28 Feb 2017

SpaceX to fly tourists round the moon

12:08 pm on 28 February 2017

Private launch company SpaceX plans to fly two paying customers on a tourist trip around the moon.

A Falcon 9 rocket lifting off from Vandenberg Air Force Base, California, on January 14, 2017

SpaceX's Falcon 9 rocket lifting off from Vandenberg Air Force Base, California, in January. Photo: AFP

The tourists have have already paid a significant deposit to go on the flight, which would use the Dragon 2 spaceship under development for NASA astronauts and the Falcon Heavy rocket due to launch its first test flight, the company said.

The launch of the first privately-funded tourist flight beyond the International Space Station is tentatively targeted for late 2018, said chief executive Elon Musk.

He declined to identify the customers or say how much they would pay to fly on the week-long mission, except to say that it was "nobody from Hollywood".

He also said the two prospective space tourists knew each other.

"We would expect to do more than one mission of this nature, he added.
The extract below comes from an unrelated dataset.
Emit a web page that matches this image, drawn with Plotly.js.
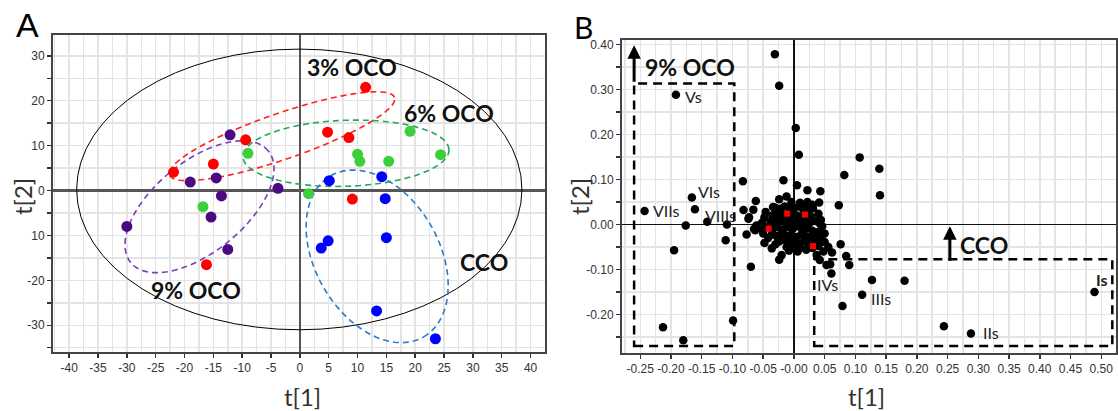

This should be incredibly exciting"

Health and fitness tests, and initial training, for the flight teams would begin later in the year.

Last year a rocket operated by SpaceX exploded on the launch pad at Cape Canaveral where it was being test-fired.

But the private launch company had a successful launch from California last month of its Falcon 9 rocket which was delivering 10 satellites into orbit for Iridium Communications Inc.